Sample Projects by 2016-17 Research Residents
My research is focused in surgical outcomes and quality improvement, primarily in surgical oncology and colorectal surgery. At University Hospital, I have helped develop a pancreatic database and have performed multiple retrospective chart reviews at our institution. I also work with the Surgical Outcomes and Applied Research (SOAR) using large national databases including the National Cancer Database and ACS-NSQIP. In addition, I am getting my Masters in Clinical Science at the University of Colorado Denver to learn biostatistics.

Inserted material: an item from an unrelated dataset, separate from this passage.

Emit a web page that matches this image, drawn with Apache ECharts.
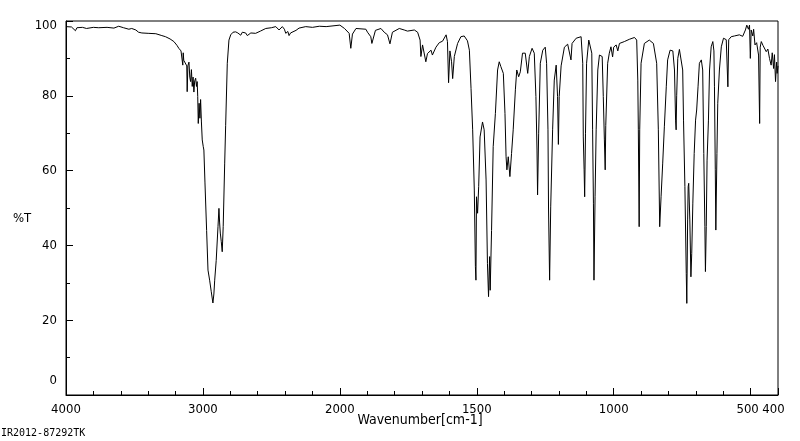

My research in the trauma lab involves clinical outcomes studies utilizing the extensive Denver Trauma Activations Protocol (TAP) database and translational basic science studies, primarily in rat and whole blood models, designed to validate the hypotheses generated in my clinical investigations. So far the highlights of my research have included validating thresholds for a thromboelastogram (TEG) driven massive transfusion protocol, which is now in use at Denver Health and developing a novel hypothesis for the cellular signaling responsible for post-traumatic hyperfibrinolysis, which I will be testing in animal models over the coming year.
Alicia Heelan Gladden
My research time is focused on completing clinical research in the areas of breast surgery, plastic and reconstructive surgery, and trauma surgery. Additionally, I am developing and executing a curriculum and a large scale project in quality improvement through the CU School of Medicine Institute for Quality, Safety & Efficiency (HQSE).
I am doing basic research with Dr. Weyant with both esophageal and lung cancer cell lines. We are evaluating the different genetic, inflammatory proteins and immune system components essential to these cancerous cell lines growth and proliferation. My clinical research projects include a VA ECMO outcomes and ex vivo lung transplant outcomes.